--- START ---
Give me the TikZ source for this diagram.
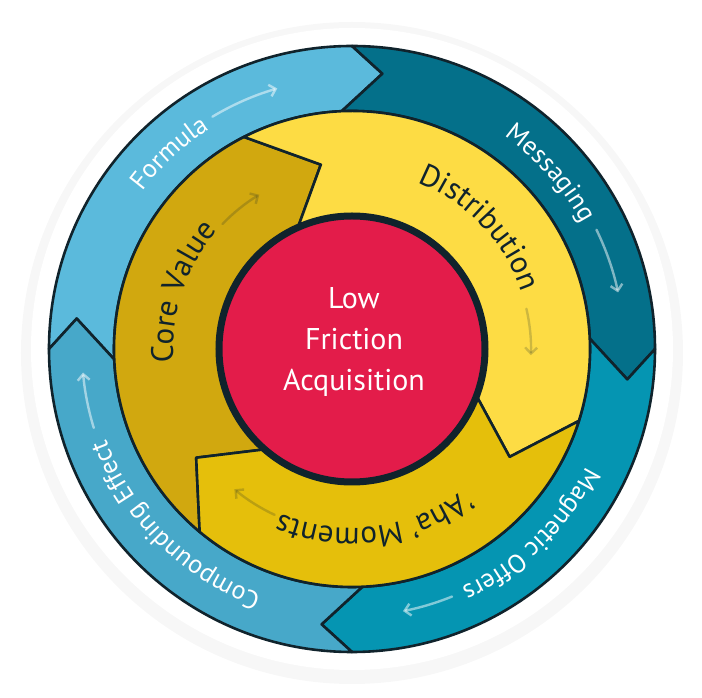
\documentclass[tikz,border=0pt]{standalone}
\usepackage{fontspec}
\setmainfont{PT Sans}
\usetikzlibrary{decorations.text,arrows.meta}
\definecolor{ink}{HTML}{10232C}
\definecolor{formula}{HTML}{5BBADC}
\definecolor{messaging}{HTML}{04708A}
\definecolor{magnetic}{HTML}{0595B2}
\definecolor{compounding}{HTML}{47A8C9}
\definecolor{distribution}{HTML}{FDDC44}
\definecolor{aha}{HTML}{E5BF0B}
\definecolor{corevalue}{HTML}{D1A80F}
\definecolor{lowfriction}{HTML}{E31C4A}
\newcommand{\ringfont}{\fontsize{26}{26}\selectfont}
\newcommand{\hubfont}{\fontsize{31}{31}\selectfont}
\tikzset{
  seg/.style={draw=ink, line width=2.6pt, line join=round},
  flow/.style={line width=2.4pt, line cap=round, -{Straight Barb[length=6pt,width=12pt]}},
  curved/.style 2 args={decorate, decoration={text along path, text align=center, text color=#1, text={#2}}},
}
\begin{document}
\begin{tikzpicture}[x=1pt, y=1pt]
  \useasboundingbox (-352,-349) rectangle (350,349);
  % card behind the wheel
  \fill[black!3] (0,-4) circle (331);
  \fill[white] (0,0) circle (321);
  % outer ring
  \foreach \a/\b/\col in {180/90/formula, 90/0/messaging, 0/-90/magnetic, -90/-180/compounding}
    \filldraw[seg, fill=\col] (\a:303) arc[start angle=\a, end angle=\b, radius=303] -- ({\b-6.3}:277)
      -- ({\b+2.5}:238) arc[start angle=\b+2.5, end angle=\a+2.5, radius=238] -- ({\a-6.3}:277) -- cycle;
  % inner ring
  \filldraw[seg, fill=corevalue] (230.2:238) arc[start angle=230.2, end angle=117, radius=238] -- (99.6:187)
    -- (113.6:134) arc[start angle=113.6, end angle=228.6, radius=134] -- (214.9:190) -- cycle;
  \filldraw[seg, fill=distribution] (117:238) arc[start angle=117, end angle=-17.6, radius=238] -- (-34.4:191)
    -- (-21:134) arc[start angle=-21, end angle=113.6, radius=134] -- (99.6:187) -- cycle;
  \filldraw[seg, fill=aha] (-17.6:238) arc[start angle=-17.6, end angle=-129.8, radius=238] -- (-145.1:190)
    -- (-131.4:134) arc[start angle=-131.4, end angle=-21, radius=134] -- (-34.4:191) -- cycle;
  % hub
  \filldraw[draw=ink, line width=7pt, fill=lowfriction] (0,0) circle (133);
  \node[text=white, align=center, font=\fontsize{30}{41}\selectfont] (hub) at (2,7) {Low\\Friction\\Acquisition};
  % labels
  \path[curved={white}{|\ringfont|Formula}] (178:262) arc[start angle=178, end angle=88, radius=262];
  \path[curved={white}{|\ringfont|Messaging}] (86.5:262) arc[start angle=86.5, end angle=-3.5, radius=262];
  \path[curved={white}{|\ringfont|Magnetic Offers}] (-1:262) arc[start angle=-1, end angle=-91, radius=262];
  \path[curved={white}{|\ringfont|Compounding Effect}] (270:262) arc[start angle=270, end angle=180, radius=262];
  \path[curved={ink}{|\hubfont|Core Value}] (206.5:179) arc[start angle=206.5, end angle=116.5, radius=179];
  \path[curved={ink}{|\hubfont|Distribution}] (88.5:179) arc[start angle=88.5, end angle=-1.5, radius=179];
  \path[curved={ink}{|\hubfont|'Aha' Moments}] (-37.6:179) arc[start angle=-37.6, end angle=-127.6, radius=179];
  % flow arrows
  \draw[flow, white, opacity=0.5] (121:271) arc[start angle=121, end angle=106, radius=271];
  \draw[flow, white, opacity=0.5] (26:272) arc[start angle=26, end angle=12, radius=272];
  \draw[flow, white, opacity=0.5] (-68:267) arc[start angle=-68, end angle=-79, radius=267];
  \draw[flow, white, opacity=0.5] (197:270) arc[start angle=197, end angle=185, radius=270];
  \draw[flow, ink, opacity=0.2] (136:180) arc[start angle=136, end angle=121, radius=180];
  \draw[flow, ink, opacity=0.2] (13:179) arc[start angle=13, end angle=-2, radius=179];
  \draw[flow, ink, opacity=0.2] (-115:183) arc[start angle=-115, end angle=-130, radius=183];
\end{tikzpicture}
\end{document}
--- END ---
* EXERCISE DESCRIPTION: In the copy, include no pictures; restate the listing above exactly.

* FULL SOLUTION:
Give me the TikZ source for this diagram.
\documentclass[tikz,border=0pt]{standalone}
\usepackage{fontspec}
\setmainfont{PT Sans}
\usetikzlibrary{decorations.text,arrows.meta}
\definecolor{ink}{HTML}{10232C}
\definecolor{formula}{HTML}{5BBADC}
\definecolor{messaging}{HTML}{04708A}
\definecolor{magnetic}{HTML}{0595B2}
\definecolor{compounding}{HTML}{47A8C9}
\definecolor{distribution}{HTML}{FDDC44}
\definecolor{aha}{HTML}{E5BF0B}
\definecolor{corevalue}{HTML}{D1A80F}
\definecolor{lowfriction}{HTML}{E31C4A}
\newcommand{\ringfont}{\fontsize{26}{26}\selectfont}
\newcommand{\hubfont}{\fontsize{31}{31}\selectfont}
\tikzset{
  seg/.style={draw=ink, line width=2.6pt, line join=round},
  flow/.style={line width=2.4pt, line cap=round, -{Straight Barb[length=6pt,width=12pt]}},
  curved/.style 2 args={decorate, decoration={text along path, text align=center, text color=#1, text={#2}}},
}
\begin{document}
\begin{tikzpicture}[x=1pt, y=1pt]
  \useasboundingbox (-352,-349) rectangle (350,349);
  % card behind the wheel
  \fill[black!3] (0,-4) circle (331);
  \fill[white] (0,0) circle (321);
  % outer ring
  \foreach \a/\b/\col in {180/90/formula, 90/0/messaging, 0/-90/magnetic, -90/-180/compounding}
    \filldraw[seg, fill=\col] (\a:303) arc[start angle=\a, end angle=\b, radius=303] -- ({\b-6.3}:277)
      -- ({\b+2.5}:238) arc[start angle=\b+2.5, end angle=\a+2.5, radius=238] -- ({\a-6.3}:277) -- cycle;
  % inner ring
  \filldraw[seg, fill=corevalue] (230.2:238) arc[start angle=230.2, end angle=117, radius=238] -- (99.6:187)
    -- (113.6:134) arc[start angle=113.6, end angle=228.6, radius=134] -- (214.9:190) -- cycle;
  \filldraw[seg, fill=distribution] (117:238) arc[start angle=117, end angle=-17.6, radius=238] -- (-34.4:191)
    -- (-21:134) arc[start angle=-21, end angle=113.6, radius=134] -- (99.6:187) -- cycle;
  \filldraw[seg, fill=aha] (-17.6:238) arc[start angle=-17.6, end angle=-129.8, radius=238] -- (-145.1:190)
    -- (-131.4:134) arc[start angle=-131.4, end angle=-21, radius=134] -- (-34.4:191) -- cycle;
  % hub
  \filldraw[draw=ink, line width=7pt, fill=lowfriction] (0,0) circle (133);
  \node[text=white, align=center, font=\fontsize{30}{41}\selectfont] (hub) at (2,7) {Low\\Friction\\Acquisition};
  % labels
  \path[curved={white}{|\ringfont|Formula}] (178:262) arc[start angle=178, end angle=88, radius=262];
  \path[curved={white}{|\ringfont|Messaging}] (86.5:262) arc[start angle=86.5, end angle=-3.5, radius=262];
  \path[curved={white}{|\ringfont|Magnetic Offers}] (-1:262) arc[start angle=-1, end angle=-91, radius=262];
  \path[curved={white}{|\ringfont|Compounding Effect}] (270:262) arc[start angle=270, end angle=180, radius=262];
  \path[curved={ink}{|\hubfont|Core Value}] (206.5:179) arc[start angle=206.5, end angle=116.5, radius=179];
  \path[curved={ink}{|\hubfont|Distribution}] (88.5:179) arc[start angle=88.5, end angle=-1.5, radius=179];
  \path[curved={ink}{|\hubfont|'Aha' Moments}] (-37.6:179) arc[start angle=-37.6, end angle=-127.6, radius=179];
  % flow arrows
  \draw[flow, white, opacity=0.5] (121:271) arc[start angle=121, end angle=106, radius=271];
  \draw[flow, white, opacity=0.5] (26:272) arc[start angle=26, end angle=12, radius=272];
  \draw[flow, white, opacity=0.5] (-68:267) arc[start angle=-68, end angle=-79, radius=267];
  \draw[flow, white, opacity=0.5] (197:270) arc[start angle=197, end angle=185, radius=270];
  \draw[flow, ink, opacity=0.2] (136:180) arc[start angle=136, end angle=121, radius=180];
  \draw[flow, ink, opacity=0.2] (13:179) arc[start angle=13, end angle=-2, radius=179];
  \draw[flow, ink, opacity=0.2] (-115:183) arc[start angle=-115, end angle=-130, radius=183];
\end{tikzpicture}
\end{document}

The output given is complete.